Another lovely surprise is (what may be) London's finest gin and tonic. The Chase Pink Grapefruit is gently tart, flavourful, chilled, and refreshing with bittersweet gin set off by the bitter-dry grapefruit. The glass is as big as my head, full of clinking ice. There's a whole Mother's Ruin menu of similarly fantastic-sounding gin drinks — with bases such as Pink Pepper Gin and Plymouth Sloe Gin — tantalising enough to make you go completely off the rails.
The restaurant's Welly Wednesdays feature Beef Wellington created by chef Calum Franklin. Having honed his craft at Chapter One and The Ivy and Roast, Franklin embraces traditional methods that play particularly well in this warm embrace of a setting. The Welly Wednesday special — the ultimate winter comfort food — takes an epic three days to prepare.

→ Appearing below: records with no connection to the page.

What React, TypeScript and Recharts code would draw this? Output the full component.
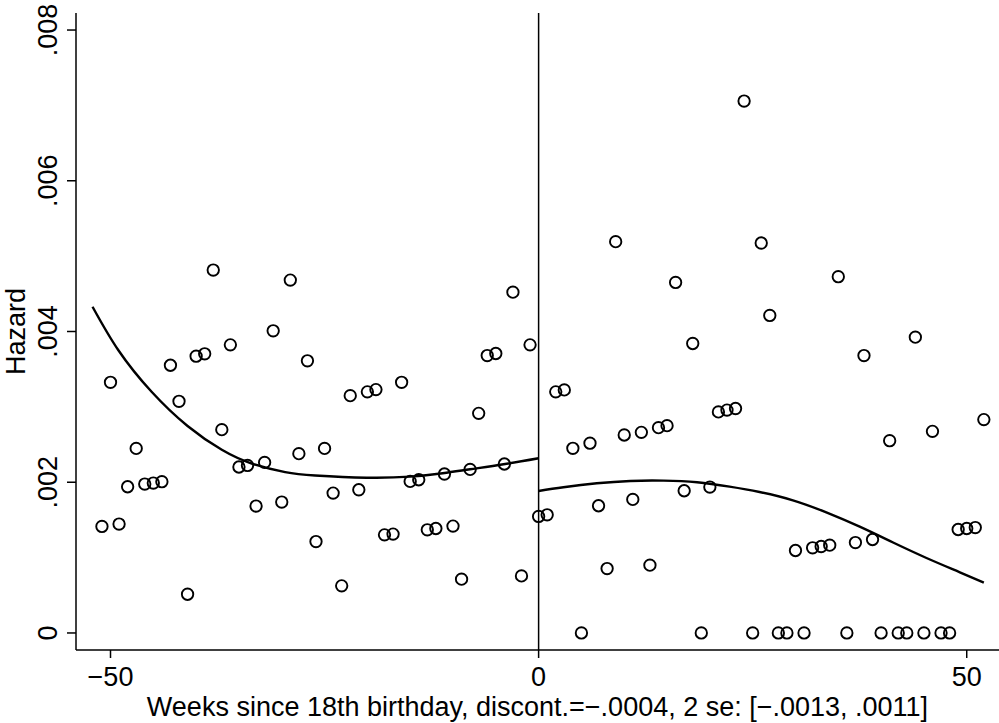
import { ComposedChart, Scatter, Line, XAxis, YAxis, ReferenceLine } from "recharts";

const FONT = "'Liberation Sans', Arial, Helvetica, sans-serif";
const FS = 27;

// weekly hazard, left of the 18th birthday
const leftWeeks = [
  -51, -50, -49, -48, -47, -46, -45, -44, -43, -42, -41, -40, -39, -38, -37, -36, -35, -34,
  -33, -32, -31, -30, -29, -28, -27, -26, -25, -24, -23, -22, -21, -20, -19, -18, -17, -16,
  -15, -14, -13, -12, -11, -10, -9, -8, -7, -6, -5, -4, -3, -2, -1, 0,
];
const leftHazard = [
  0.001413, 0.003326, 0.001445, 0.00194, 0.002449, 0.001976, 0.001989, 0.002007, 0.003552,
  0.003074, 0.000514, 0.003672, 0.003704, 0.004815, 0.002698, 0.003823, 0.002202, 0.002223,
  0.001684, 0.002263, 0.004009, 0.001737, 0.004682, 0.002379, 0.003611, 0.001213, 0.002449,
  0.001856, 0.000625, 0.003149, 0.0019, 0.003199, 0.003229, 0.001302, 0.001312, 0.003326,
  0.002011, 0.002033, 0.001369, 0.001386, 0.002109, 0.001418, 0.000714, 0.00217, 0.002914,
  0.003681, 0.003708, 0.002242, 0.004522, 0.000757, 0.003823, 0.001546,
];

// weekly hazard, right of the 18th birthday
const rightWeeks = [
  1, 2, 3, 4, 5, 6, 7, 8, 9, 10, 11, 12, 13, 14, 15, 16, 17, 18, 19, 20, 21, 22, 23, 24, 25, 26,
  27, 28, 29, 30, 31, 32, 33, 34, 35, 36, 37, 38, 39, 40, 41, 42, 43, 44, 45, 46, 47, 48, 49, 50,
  51, 52,
];
const rightHazard = [
  0.001568, 0.003199, 0.003225, 0.00245, 0, 0.002518, 0.001688, 0.000855, 0.005192, 0.002627,
  0.001772, 0.002662, 0.0009, 0.002724, 0.002751, 0.004651, 0.001887, 0.003841, 0, 0.001936,
  0.002933, 0.002957, 0.002978, 0.007058, 0, 0.005174, 0.004213, 0, 0, 0.001094, 0, 0.00113,
  0.001147, 0.001165, 0.004727, 0, 0.0012, 0.003681, 0.00124, 0, 0.002551, 0, 0, 0.003925, 0,
  0.002675, 0, 0, 0.001373, 0.001386, 0.001399, 0.002831,
];

// fitted polynomial
const leftFitWeeks = [-52.1, -49.1, -45.2, -41.0, -37.0, -33.5, -29.6, -26.1, -20.1, -15.0, -11.2, -8.0, -4.1, 0];
const leftFitHazard = [
  0.004329, 0.003755, 0.0032, 0.002746, 0.00243, 0.002248, 0.002135, 0.00209, 0.00206,
  0.002074, 0.002119, 0.002172, 0.002238, 0.002318,
];
const rightFitWeeks = [0, 2.9, 6.8, 10.7, 14.6, 18.5, 22.3, 25.8, 29.7, 33.6, 37.5, 41.4, 45.3, 49.2, 52];
const rightFitHazard = [
  0.001884, 0.001933, 0.001986, 0.002017, 0.002021, 0.001999, 0.001941, 0.00187, 0.00176,
  0.0016, 0.00141, 0.0012, 0.000995, 0.000805, 0.000667,
];

const xTicks = [-50, 0, 50];
const yTicks = [0, 0.002, 0.004, 0.006, 0.008];

const toRows = (xs: number[], ys: number[]) => xs.map((x, i) => ({ x, y: ys[i] }));
const points = [...toRows(leftWeeks, leftHazard), ...toRows(rightWeeks, rightHazard)];
const leftFit = toRows(leftFitWeeks, leftFitHazard);
const rightFit = toRows(rightFitWeeks, rightFitHazard);

const fmtX = (v: number) => (v < 0 ? "\u2212" + Math.abs(v) : String(v));
const fmtY = (v: number) => (v === 0 ? "0" : String(v).replace(/^0/, ""));

function XTick({ x, payload }: any) {
  return (
    <text x={x} y={686} textAnchor="middle" fontSize={FS} fontFamily={FONT} fill="#000">
      {fmtX(payload.value)}
    </text>
  );
}

function YTick({ y, payload }: any) {
  return (
    <text
      x={57}
      y={y}
      transform={`rotate(-90, 57, ${y})`}
      textAnchor="middle"
      fontSize={FS}
      fontFamily={FONT}
      fill="#000"
    >
      {fmtY(payload.value)}
    </text>
  );
}

function XTitle({ viewBox }: any) {
  const cx = viewBox ? viewBox.x + viewBox.width / 2 : 538;
  return (
    <text x={cx} y={716} textAnchor="middle" fontSize={FS} fontFamily={FONT} fill="#000">
      Weeks since 18th birthday, discont.=&#8722;.0004, 2 se: [&#8722;.0013, .0011]
    </text>
  );
}

function YTitle({ viewBox }: any) {
  const cy = viewBox ? viewBox.y + viewBox.height / 2 : 331;
  return (
    <text
      x={25}
      y={cy}
      transform={`rotate(-90, 25, ${cy})`}
      textAnchor="middle"
      fontSize={FS}
      fontFamily={FONT}
      fill="#000"
    >
      Hazard
    </text>
  );
}

const Ring = (props: any) => (
  <circle cx={props.cx} cy={props.cy} r={5.7} fill="none" stroke="#000" strokeWidth={1.9} />
);

export default function App() {
  return (
    <div style={{ position: "absolute", left: 0, top: 0, background: "#fff" }}>
      <ComposedChart
        width={999}
        height={723}
        data={points}
        margin={{ top: 13, right: 0, bottom: 0, left: 0 }}
      >
        <XAxis
          dataKey="x"
          type="number"
          domain={[-54.03, 53.77]}
          allowDataOverflow
          ticks={xTicks}
          height={73}
          tickSize={8}
          tick={<XTick />}
          axisLine={{ stroke: "#000", strokeWidth: 1.5 }}
          tickLine={{ stroke: "#000", strokeWidth: 1.5 }}
          label={<XTitle />}
        />
        <YAxis
          dataKey="y"
          type="number"
          domain={[-0.000226, 0.008226]}
          allowDataOverflow
          ticks={yTicks}
          width={76}
          tickSize={9}
          tick={<YTick />}
          axisLine={{ stroke: "#000", strokeWidth: 1.5 }}
          tickLine={{ stroke: "#000", strokeWidth: 1.5 }}
          label={<YTitle />}
        />
        <ReferenceLine x={0} stroke="#000" strokeWidth={1.5} />
        <Scatter data={points} dataKey="y" shape={<Ring />} isAnimationActive={false} />
        <Line
          data={leftFit}
          dataKey="y"
          type="natural"
          dot={false}
          stroke="#000"
          strokeWidth={2.4}
          isAnimationActive={false}
        />
        <Line
          data={rightFit}
          dataKey="y"
          type="natural"
          dot={false}
          stroke="#000"
          strokeWidth={2.4}
          isAnimationActive={false}
        />
      </ComposedChart>
    </div>
  );
}
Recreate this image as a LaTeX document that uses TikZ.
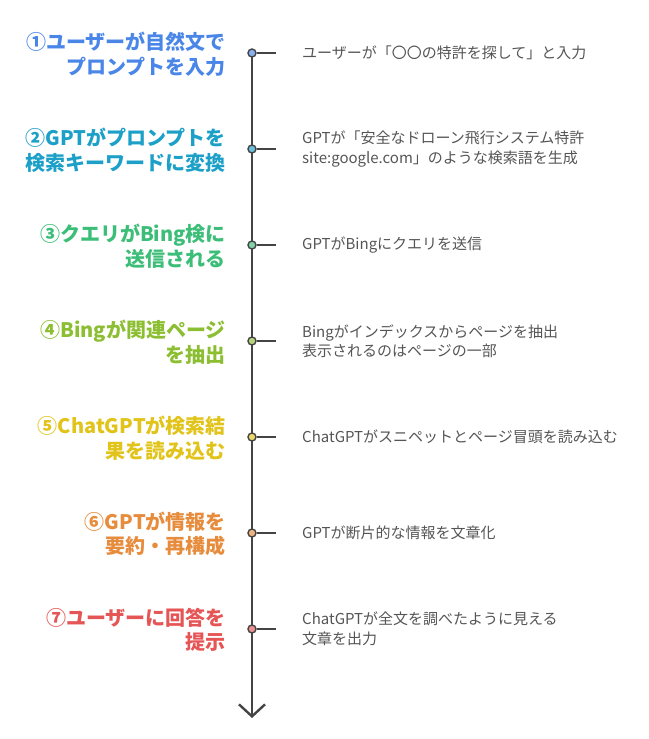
\documentclass[tikz,border=0pt]{standalone}
\usepackage{fontspec}
\setmainfont{Noto Sans CJK JP}
\usetikzlibrary{arrows.meta}
\definecolor{spine}{HTML}{444444}
\definecolor{desctext}{HTML}{555555}
\definecolor{stepA}{HTML}{4A86E8}
\definecolor{stepB}{HTML}{1CA0C8}
\definecolor{stepC}{HTML}{3CBE78}
\definecolor{stepD}{HTML}{8CBE32}
\definecolor{stepE}{HTML}{E1C319}
\definecolor{stepF}{HTML}{E68C3C}
\definecolor{stepG}{HTML}{E65555}
\tikzset{
  dot/.style={circle,draw=spine,line width=1.4pt,fill=#1!65!white,minimum size=8pt,inner sep=0pt},
  steplabel/.style={anchor=east,align=right,inner sep=0pt,text=#1,font=\fontsize{20}{24.5}\selectfont\bfseries},
  desc/.style={anchor=west,align=left,inner sep=0pt,text=desctext,font=\fontsize{15}{19.5}\selectfont},
  tick/.style={draw=spine,line width=2.4pt}
}
\begin{document}
\begin{tikzpicture}[x=1pt,y=-1pt,line cap=butt]
	\useasboundingbox (0,0) rectangle (648,739);
	\coordinate (tip) at (252,718);
	\draw[spine,line width=2.4pt,-{Straight Barb[length=12pt,width=26pt,line width=2.4pt]}] (252,53) -- (tip);
	% ticks
	\coordinate (t1) at (276,53);
	\coordinate (t2) at (276,149);
	\coordinate (t3) at (276,245);
	\coordinate (t4) at (276,341);
	\coordinate (t5) at (276,437);
	\coordinate (t6) at (276,533);
	\coordinate (t7) at (276,629);
	\node[dot=stepA] (d1) at (252,53) {};
	\node[dot=stepB] (d2) at (252,149) {};
	\node[dot=stepC] (d3) at (252,245) {};
	\node[dot=stepD] (d4) at (252,341) {};
	\node[dot=stepE] (d5) at (252,437) {};
	\node[dot=stepF] (d6) at (252,533) {};
	\node[dot=stepG] (d7) at (252,629) {};
	\draw[tick] (d1) -- (t1) (d2) -- (t2) (d3) -- (t3) (d4) -- (t4)
	 (d5) -- (t5) (d6) -- (t6) (d7) -- (t7);
	% step labels
	\node[steplabel=stepA] (lab1) at (226,54) {①ユーザーが自然文で\\プロンプトを入力};
	\node[steplabel=stepB] (lab2) at (226,150) {②GPTがプロンプトを\\検索キーワードに変換};
	\node[steplabel=stepC] (lab3) at (226,246) {③クエリがBing検に\\送信される};
	\node[steplabel=stepD] (lab4) at (226,342) {④Bingが関連ページ\\を抽出};
	\node[steplabel=stepE] (lab5) at (226,438) {⑤ChatGPTが検索結\\果を読み込む};
	\node[steplabel=stepF] (lab6) at (226,534) {⑥GPTが情報を\\要約・再構成};
	\node[steplabel=stepG] (lab7) at (226,630) {⑦ユーザーに回答を\\提示};
	% descriptions
	\node[desc] (desc1) at (302,53) {ユーザーが「〇〇の特許を探して」と入力};
	\node[desc] (desc2) at (302,149) {GPTが「安全なドローン飛行システム特許\\site:google.com」のような検索語を生成};
	\node[desc] (desc3) at (302,245) {GPTがBingにクエリを送信};
	\node[desc] (desc4) at (302,341) {Bingがインデックスからページを抽出\\表示されるのはページの一部};
	\node[desc] (desc5) at (302,437) {ChatGPTがスニペットとページ冒頭を読み込む};
	\node[desc] (desc6) at (302,533) {GPTが断片的な情報を文章化};
	\node[desc] (desc7) at (302,629) {ChatGPTが全文を調べたように見える\\文章を出力};
\end{tikzpicture}
\end{document}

But — disaster! We spend so long dithering over the menu that by the time we come to order, the famous dish has sold out. Disconsolate as a consequence of this serious First-World problem, we console ourselves with oysters, six on a bed of ice, slithers of decadence with a classic sharp-and-tangy mignonette sauce. Our other (fantastic) starter involves big fat scallops with artichoke and black truffle. These help numb the pain... somewhat.
It was hard to choose what to order as a main, seeing as the Beef Wellington had been so cruelly devoured by our fellow diners. Go for simple fish and chips? (Which I've heard are very good here.) Or something a bit more complex? We decide on John Dory, a white fish that is a subtle delight — fragrant with purple sprouting broccoli spectacularly combined with shrimps and hazelnuts. Our other dish (we intended to share) is pot roast lamb breast with celeriac remoulade, but when it arrives, my companion informs me she doesn't like lamb, and so she delicately devours the John Dory. I'm left with the hearty wheels of lamb, which are a fine wintry dish, punchy, with a fine gravy. It's thoroughly perfect, yet I feel I've been outmanoeuvred, and not for the first time.
For dessert, however, I win. I smugly inhale the verging-on-divine baked custard with Armagnac prunes, another highlight. My companion tucks into a splendid apple pie with cinnamon ice cream, which tastes as fruity as a Christmas mince pie.
We leave reluctantly, as full as we are, but I shall have to return for the excuse of trying that Beef Wellington (by getting in there early) and some more of London's most magnificent gin cocktails.